Une réforme qui provoque l’ire de certains conseillers prud’homaux voyant derrière ce barème une limitation de leur compétence. Ils accusent avant tout la mesure d’aller à rebours de la convention de l’Organisation internationale du travail et la Charte sociale européenne. Un argument écarté par la Cour de cassation qui, dans un avis du 17 juillet 2019, valide la conventionnalité du barème. Peu importe, certains tribunaux continuent d’accorder des indemnités supérieures aux plafonds prévus par le code du travail. C’est le cas du conseil de prud’hommes de Grenoble. Dans une décision du 22 juillet 2019, le juge fixe une indemnité de 16,5 mois de salaire, alors que la salariée en question devait, selon le code du travail, bénéficier d’une indemnisation maximale équivalent à douze mois de salaire. Un montant insuffisant selon le tribunal. Plus significatif encore : certaines cours d’appel jouent, elles aussi, les rebelles. C’est le cas de celle de Reims, estimant dans un arrêt du 25 septembre 2019 que le juge peut contrôler la proportionnalité du plafonnement avec la situation personnelle du salarié.

Détourner le barème

Une fronde qui pose la question de l’efficacité de la réforme. « Ce barème, c’est beaucoup de bruit pour rien, note Anne-Lise Puget, avocate en droit social et associée au sein du cabinet Bersay. De toute façon, même si les prud’hommes appliquaient les barèmes, les justiciables redoubleraient de créativité pour solliciter des indemnités par un autre biais.» C’est le cas en Italie ou en Grèce. Les deux pays, qui ont également introduit un plafonnement des indemnités en cas de licenciement sans cause réelle et sérieuse, observent une augmentation significative des recours pour harcèlement. Or, en cas de harcèlement — ou de discrimination —, le barème ne s’applique pas car le licenciement est considéré comme nul. Les conseils de prud’hommes peuvent par ailleurs accorder davantage d’indemnités pour licenciement vexatoire, ces dernières n’étant encadrées par aucun barème. « Auparavant, les tribunaux avaient l’habitude de regrouper les indemnités de licenciement sans cause réelle et sérieuse et les indemnités annexes », explique Alexandra Sabbe-Ferri, avocate spécialisée en droit social à l’initiative de la legaltech MesIndemnités.com, pour qui ces demandes d’indemnités annexes augmenteront probablement à l’avenir.
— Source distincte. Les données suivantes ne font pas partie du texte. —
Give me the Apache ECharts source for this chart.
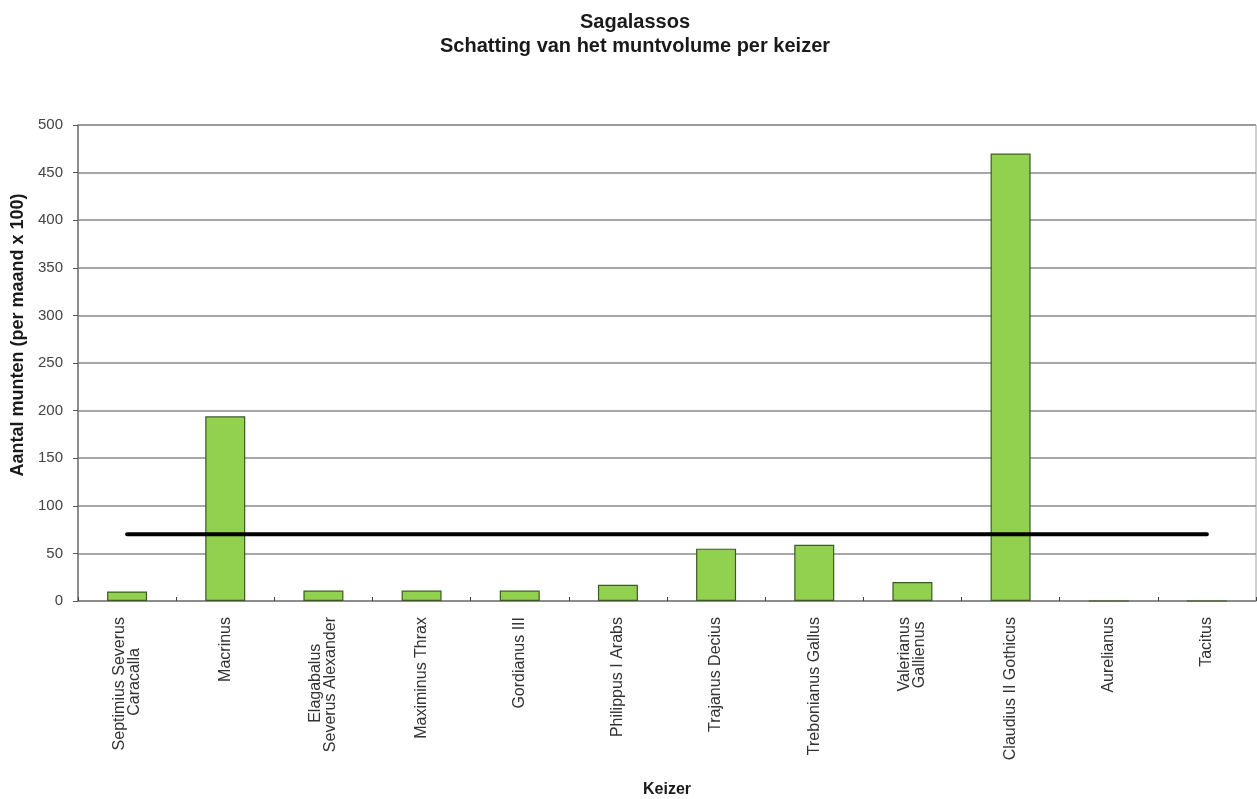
<!DOCTYPE html>
<html>
<head>
<meta charset="utf-8">
<script src="https://cdn.jsdelivr.net/npm/echarts@6/dist/echarts.min.js"></script>
<style>
html,body{margin:0;padding:0;background:#fff;}
#chart{width:1257px;height:799px;}
</style>
</head>
<body>
<div id="chart"></div>
<script>
var categories = [
  'Septimius Severus\nCaracalla',
  'Macrinus',
  'Elagabalus\nSeverus Alexander',
  'Maximinus Thrax',
  'Gordianus III',
  'Philippus I Arabs',
  'Trajanus Decius',
  'Trebonianus Gallus',
  'Valerianus\nGallienus',
  'Claudius II Gothicus',
  'Aurelianus',
  'Tacitus'
];
var coinVolume = [10, 194, 11, 11, 11, 17, 55, 59, 20, 470, 0, 0];
var averageLine = [70, 70, 70, 70, 70, 70, 70, 70, 70, 70, 70, 70];
var yTicks = { min: 0, max: 500, interval: 50 };

var FONT = '"Liberation Sans", Arial, sans-serif';
var LABEL_SIZE = 16;

// Centre the shorter line of a two-line label on the longer one (labels are rotated, right-aligned)
var measureCtx = document.createElement('canvas').getContext('2d');
measureCtx.font = LABEL_SIZE + 'px ' + FONT;
var NBSP = '\u00a0';
var nbspW = measureCtx.measureText(NBSP).width || 4.45;
var labelTexts = categories.map(function (cat) {
  var lines = cat.split('\n');
  var widths = lines.map(function (s) { return measureCtx.measureText(s).width; });
  var maxW = Math.max.apply(null, widths);
  return lines.map(function (s, j) {
    var n = Math.round((maxW - widths[j]) / 2 / nbspW);
    return s + new Array(n + 1).join(NBSP);
  }).join('\n');
});

var chart = echarts.init(document.getElementById('chart'));
chart.setOption({
  backgroundColor: '#ffffff',
  animation: false,
  title: {
    text: 'Sagalassos\nSchatting van het muntvolume per keizer',
    left: 630,
    textAlign: 'center',
    top: 5,
    textStyle: { fontFamily: FONT, fontSize: 20, fontWeight: 'bold', lineHeight: 24, color: '#1a1a1a' }
  },
  grid: {
    left: 78, right: 1, top: 125, bottom: 198,
    show: true, borderColor: '#a0a0a0', borderWidth: 1, backgroundColor: 'transparent'
  },
  xAxis: {
    type: 'category',
    data: categories,
    axisLine: { lineStyle: { color: '#888', width: 1.5 } },
    axisTick: { show: true, inside: true, length: 4, lineStyle: { color: '#444' } },
    axisLabel: {
      interval: 0,
      rotate: 90,
      margin: 16,
      fontFamily: FONT,
      fontSize: LABEL_SIZE,
      lineHeight: 15,
      color: '#333',
      formatter: function (v, idx) { return labelTexts[idx]; }
    }
  },
  yAxis: {
    type: 'value',
    min: yTicks.min, max: yTicks.max, interval: yTicks.interval,
    axisLine: { show: true, lineStyle: { color: '#777', width: 1.5 } },
    axisTick: { show: true, length: 5, lineStyle: { color: '#555' } },
    axisLabel: { margin: 15, fontFamily: FONT, fontSize: 15, color: '#444' },
    splitLine: { show: true, lineStyle: { color: '#8a8a8a', width: 1.5 } }
  },
  graphic: [
    {
      type: 'text',
      x: 18, y: 335,
      rotation: Math.PI / 2,
      style: {
        text: 'Aantal munten (per maand x 100)',
        fontFamily: FONT, fontSize: 18, fontWeight: 'bold', fill: '#1a1a1a',
        align: 'center', verticalAlign: 'middle'
      }
    },
    {
      type: 'text',
      x: 667, y: 790,
      style: {
        text: 'Keizer',
        fontFamily: FONT, fontSize: 16, fontWeight: 'bold', fill: '#1a1a1a',
        align: 'center', verticalAlign: 'middle'
      }
    }
  ],
  series: [
    {
      type: 'bar',
      data: coinVolume,
      barWidth: 40,
      itemStyle: { color: '#92D050', borderColor: '#3d5a24', borderWidth: 1.2 },
      z: 2
    },
    {
      type: 'line',
      data: averageLine,
      showSymbol: false,
      symbol: 'none',
      lineStyle: { color: '#000', width: 4, cap: 'round' },
      z: 5
    }
  ]
});
</script>
</body>
</html>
Diminution significative du nombre de recours

Quoi qu’il en soit, cette réforme, ainsi que les précédentes — notamment celle sur la procédure —  auront conduit à une diminution du nombre de saisines avec119 000 recours recensés aux prud’hommes en 2018, contre 189 000 en 2014 (1). « Un salarié n’a pas intérêt à faire un recours pour trois mois de salaire », assure Alexandra Sabbe-Ferri qui, dans la pratique, privilégie toujours la négociation entre salarié et employeur. Quid alors de l’objectif initial du barème : rassurer les entreprises et favoriser l’embauche ? Difficile à dire. La plupart des experts se montrent sceptiques. « Je travaille avec des sociétés internationales qui ont parfois peur du droit français. Ce barème les rassure, témoigne toutefois Anne-Lise Puget. Mais au vu de la jurisprudence actuelle, on risque de voir à nouveau des taux d’indemnisation élevés. » Sur cette question, la Cour de cassation aura l’occasion de se prononcer et ainsi de dicter la ligne à tenir par les conseillers prud’homaux. Un arrêt qui se fait déjà attendre.